### Aim of the task
Go through the records and copy each line where the word "chart" occurs.
>> BEGIN Information given
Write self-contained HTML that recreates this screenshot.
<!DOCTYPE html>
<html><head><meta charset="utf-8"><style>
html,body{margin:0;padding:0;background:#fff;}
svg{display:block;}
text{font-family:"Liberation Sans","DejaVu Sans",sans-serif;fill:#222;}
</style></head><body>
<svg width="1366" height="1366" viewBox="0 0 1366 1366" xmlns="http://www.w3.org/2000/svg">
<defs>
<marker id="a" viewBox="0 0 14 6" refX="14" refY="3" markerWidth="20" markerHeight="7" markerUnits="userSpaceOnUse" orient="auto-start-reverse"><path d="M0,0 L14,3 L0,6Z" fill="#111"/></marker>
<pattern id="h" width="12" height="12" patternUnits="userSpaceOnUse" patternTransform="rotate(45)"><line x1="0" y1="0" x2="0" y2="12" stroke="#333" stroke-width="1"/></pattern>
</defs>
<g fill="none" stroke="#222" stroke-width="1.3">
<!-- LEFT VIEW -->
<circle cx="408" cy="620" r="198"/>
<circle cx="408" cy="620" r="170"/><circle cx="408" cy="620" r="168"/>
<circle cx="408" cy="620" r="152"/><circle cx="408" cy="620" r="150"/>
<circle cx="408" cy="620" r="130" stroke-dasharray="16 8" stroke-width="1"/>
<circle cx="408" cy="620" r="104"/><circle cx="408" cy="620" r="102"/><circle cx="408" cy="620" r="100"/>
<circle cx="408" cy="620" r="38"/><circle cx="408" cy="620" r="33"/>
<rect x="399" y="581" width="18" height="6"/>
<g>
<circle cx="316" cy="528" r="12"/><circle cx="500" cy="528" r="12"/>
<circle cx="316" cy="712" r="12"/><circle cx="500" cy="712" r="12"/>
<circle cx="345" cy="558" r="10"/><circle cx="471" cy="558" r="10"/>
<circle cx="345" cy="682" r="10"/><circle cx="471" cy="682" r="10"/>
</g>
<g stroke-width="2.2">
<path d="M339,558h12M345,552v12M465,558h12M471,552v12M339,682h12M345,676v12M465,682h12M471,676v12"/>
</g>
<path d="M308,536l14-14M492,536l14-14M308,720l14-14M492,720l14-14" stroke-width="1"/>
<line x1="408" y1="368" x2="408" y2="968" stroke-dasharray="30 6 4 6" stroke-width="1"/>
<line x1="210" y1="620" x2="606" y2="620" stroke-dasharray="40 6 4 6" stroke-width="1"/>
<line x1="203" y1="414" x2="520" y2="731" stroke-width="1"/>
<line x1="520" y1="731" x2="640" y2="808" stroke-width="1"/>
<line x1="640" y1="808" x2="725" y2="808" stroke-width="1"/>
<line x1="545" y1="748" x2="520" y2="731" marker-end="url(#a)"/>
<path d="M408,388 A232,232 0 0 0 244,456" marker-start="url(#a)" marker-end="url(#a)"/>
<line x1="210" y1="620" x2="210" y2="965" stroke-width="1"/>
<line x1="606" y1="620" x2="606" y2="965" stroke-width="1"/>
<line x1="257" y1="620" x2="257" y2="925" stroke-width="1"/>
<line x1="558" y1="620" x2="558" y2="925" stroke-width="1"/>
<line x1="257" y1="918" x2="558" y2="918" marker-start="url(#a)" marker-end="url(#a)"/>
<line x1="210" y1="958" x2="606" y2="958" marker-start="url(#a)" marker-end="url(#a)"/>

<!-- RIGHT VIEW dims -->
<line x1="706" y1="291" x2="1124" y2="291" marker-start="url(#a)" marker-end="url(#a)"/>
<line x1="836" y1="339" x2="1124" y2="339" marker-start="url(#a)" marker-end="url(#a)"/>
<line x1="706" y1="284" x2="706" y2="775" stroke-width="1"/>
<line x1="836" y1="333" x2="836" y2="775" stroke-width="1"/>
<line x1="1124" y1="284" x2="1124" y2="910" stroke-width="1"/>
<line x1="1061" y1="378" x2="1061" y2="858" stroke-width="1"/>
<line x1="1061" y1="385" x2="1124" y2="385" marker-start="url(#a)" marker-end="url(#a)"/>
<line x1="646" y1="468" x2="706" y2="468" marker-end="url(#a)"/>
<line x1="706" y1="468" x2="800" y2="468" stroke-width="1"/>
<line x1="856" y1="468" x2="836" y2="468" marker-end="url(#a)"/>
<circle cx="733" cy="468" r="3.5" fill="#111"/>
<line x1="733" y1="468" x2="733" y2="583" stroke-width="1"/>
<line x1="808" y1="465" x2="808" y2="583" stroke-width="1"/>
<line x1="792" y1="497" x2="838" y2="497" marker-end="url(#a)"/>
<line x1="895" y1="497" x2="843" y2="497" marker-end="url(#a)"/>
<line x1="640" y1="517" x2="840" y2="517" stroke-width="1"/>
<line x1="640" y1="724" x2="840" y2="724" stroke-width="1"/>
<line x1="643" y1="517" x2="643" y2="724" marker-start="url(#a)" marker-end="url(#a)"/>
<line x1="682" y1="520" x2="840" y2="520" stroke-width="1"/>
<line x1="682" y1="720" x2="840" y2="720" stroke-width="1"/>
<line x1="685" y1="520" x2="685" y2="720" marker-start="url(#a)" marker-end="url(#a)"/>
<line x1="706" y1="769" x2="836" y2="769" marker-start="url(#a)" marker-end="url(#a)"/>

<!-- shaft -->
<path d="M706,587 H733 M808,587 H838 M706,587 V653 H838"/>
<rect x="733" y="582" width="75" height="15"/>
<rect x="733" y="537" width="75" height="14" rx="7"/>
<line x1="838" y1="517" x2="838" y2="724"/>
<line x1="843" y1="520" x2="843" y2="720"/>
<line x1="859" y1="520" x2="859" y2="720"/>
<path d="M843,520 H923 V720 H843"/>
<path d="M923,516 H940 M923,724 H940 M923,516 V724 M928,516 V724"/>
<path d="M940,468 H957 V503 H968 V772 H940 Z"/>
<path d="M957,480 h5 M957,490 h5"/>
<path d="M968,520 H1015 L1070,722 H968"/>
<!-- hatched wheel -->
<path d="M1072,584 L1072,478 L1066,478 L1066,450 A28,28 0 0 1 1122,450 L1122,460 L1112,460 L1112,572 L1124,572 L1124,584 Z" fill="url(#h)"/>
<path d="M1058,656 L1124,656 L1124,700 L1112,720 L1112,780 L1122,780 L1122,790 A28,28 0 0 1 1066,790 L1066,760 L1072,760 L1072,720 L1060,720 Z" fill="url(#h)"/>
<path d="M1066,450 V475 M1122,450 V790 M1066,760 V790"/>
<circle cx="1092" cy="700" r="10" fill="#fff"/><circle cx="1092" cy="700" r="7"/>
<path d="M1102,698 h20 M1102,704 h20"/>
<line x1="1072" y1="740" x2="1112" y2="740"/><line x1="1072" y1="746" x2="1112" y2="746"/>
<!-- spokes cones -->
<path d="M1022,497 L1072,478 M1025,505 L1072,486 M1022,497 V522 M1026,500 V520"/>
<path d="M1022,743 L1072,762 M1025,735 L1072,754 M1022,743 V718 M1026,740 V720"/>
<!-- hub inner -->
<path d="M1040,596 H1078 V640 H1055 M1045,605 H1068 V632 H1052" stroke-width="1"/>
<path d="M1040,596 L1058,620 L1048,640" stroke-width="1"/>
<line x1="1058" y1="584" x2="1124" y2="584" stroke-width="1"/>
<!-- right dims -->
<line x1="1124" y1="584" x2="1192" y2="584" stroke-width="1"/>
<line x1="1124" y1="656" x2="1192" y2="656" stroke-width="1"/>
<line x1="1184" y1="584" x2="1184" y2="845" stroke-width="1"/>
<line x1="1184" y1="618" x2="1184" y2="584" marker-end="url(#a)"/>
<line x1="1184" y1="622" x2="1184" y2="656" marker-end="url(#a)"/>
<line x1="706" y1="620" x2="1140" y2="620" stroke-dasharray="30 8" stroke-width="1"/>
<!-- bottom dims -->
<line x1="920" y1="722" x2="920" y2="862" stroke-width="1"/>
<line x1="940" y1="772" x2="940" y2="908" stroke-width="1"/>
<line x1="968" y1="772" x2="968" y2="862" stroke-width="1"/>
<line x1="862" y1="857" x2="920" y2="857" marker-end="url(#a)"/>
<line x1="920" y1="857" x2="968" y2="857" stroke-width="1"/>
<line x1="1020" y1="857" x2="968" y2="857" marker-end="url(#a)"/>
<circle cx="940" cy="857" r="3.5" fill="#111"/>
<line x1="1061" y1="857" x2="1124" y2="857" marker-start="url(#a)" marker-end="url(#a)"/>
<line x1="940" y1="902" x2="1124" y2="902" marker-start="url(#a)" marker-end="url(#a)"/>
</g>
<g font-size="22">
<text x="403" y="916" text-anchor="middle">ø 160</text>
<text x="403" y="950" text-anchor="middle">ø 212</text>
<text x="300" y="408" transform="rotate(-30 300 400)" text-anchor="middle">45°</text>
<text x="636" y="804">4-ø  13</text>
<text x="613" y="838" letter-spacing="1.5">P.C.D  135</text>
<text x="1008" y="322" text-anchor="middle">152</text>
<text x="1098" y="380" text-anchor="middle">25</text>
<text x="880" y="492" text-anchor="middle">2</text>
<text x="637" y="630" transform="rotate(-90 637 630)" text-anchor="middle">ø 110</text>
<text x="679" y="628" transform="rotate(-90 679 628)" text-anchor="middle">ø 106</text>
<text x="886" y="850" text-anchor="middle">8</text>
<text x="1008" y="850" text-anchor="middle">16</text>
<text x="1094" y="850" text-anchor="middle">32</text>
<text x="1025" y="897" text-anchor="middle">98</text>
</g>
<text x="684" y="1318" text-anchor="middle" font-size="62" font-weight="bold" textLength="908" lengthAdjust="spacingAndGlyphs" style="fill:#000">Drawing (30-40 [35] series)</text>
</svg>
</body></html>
>> END Information given
>> BEGIN Information given
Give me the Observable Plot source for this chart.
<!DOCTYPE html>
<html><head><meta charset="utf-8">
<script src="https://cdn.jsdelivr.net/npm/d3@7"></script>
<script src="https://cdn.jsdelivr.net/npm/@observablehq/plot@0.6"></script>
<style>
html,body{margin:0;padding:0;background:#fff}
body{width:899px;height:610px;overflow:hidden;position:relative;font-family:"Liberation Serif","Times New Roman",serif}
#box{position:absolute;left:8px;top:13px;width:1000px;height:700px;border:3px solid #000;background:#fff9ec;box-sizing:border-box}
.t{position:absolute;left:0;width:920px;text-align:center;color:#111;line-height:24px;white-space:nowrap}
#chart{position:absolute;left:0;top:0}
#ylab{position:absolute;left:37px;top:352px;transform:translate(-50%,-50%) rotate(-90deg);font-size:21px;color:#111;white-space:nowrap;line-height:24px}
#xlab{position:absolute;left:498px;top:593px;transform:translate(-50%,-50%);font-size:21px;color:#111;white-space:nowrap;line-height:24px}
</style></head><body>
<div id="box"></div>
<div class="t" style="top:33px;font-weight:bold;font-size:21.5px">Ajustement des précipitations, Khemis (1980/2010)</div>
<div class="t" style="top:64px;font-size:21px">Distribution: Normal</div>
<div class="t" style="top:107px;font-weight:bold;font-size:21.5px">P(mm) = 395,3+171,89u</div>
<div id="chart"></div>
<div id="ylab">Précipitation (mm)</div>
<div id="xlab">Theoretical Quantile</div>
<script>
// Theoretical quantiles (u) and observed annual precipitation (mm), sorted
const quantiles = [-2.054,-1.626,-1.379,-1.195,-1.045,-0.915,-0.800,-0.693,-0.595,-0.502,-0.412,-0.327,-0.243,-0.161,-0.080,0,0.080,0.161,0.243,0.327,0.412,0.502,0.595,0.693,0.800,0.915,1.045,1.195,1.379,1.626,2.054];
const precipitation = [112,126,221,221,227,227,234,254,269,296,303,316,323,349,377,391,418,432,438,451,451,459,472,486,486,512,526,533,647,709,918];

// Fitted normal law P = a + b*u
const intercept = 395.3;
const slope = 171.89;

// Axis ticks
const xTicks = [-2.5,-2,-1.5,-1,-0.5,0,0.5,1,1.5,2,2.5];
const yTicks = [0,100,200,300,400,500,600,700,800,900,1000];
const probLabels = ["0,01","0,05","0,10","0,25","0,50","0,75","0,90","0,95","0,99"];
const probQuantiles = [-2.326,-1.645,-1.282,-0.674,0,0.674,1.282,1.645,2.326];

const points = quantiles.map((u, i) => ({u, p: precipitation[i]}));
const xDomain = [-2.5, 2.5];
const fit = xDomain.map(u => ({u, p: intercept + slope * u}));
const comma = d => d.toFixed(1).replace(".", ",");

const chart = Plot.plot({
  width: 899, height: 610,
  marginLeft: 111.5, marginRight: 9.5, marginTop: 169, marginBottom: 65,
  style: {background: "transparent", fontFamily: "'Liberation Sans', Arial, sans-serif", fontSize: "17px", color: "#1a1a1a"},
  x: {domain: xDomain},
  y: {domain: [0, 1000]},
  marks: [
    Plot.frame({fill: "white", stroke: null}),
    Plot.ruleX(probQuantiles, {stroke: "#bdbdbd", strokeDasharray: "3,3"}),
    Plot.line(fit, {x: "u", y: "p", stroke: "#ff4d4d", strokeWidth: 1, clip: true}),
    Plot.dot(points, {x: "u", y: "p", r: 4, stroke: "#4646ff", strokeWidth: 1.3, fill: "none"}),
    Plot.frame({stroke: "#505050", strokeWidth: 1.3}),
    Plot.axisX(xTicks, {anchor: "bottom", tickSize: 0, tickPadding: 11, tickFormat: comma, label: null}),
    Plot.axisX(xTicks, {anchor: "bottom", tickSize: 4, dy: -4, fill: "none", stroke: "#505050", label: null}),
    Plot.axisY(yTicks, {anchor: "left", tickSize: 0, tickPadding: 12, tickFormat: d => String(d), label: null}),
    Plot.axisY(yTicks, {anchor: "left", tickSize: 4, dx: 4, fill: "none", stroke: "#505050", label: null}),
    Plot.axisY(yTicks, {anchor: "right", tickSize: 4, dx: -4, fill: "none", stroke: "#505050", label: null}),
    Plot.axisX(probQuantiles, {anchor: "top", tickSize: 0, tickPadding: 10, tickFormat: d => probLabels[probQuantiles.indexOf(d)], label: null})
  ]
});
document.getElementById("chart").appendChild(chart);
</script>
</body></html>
>> END Information given
### Answer to the task
Give me the Observable Plot source for this chart.
#chart{position:absolute;left:0;top:0}
<div id="chart"></div>
const chart = Plot.plot({
document.getElementById("chart").appendChild(chart);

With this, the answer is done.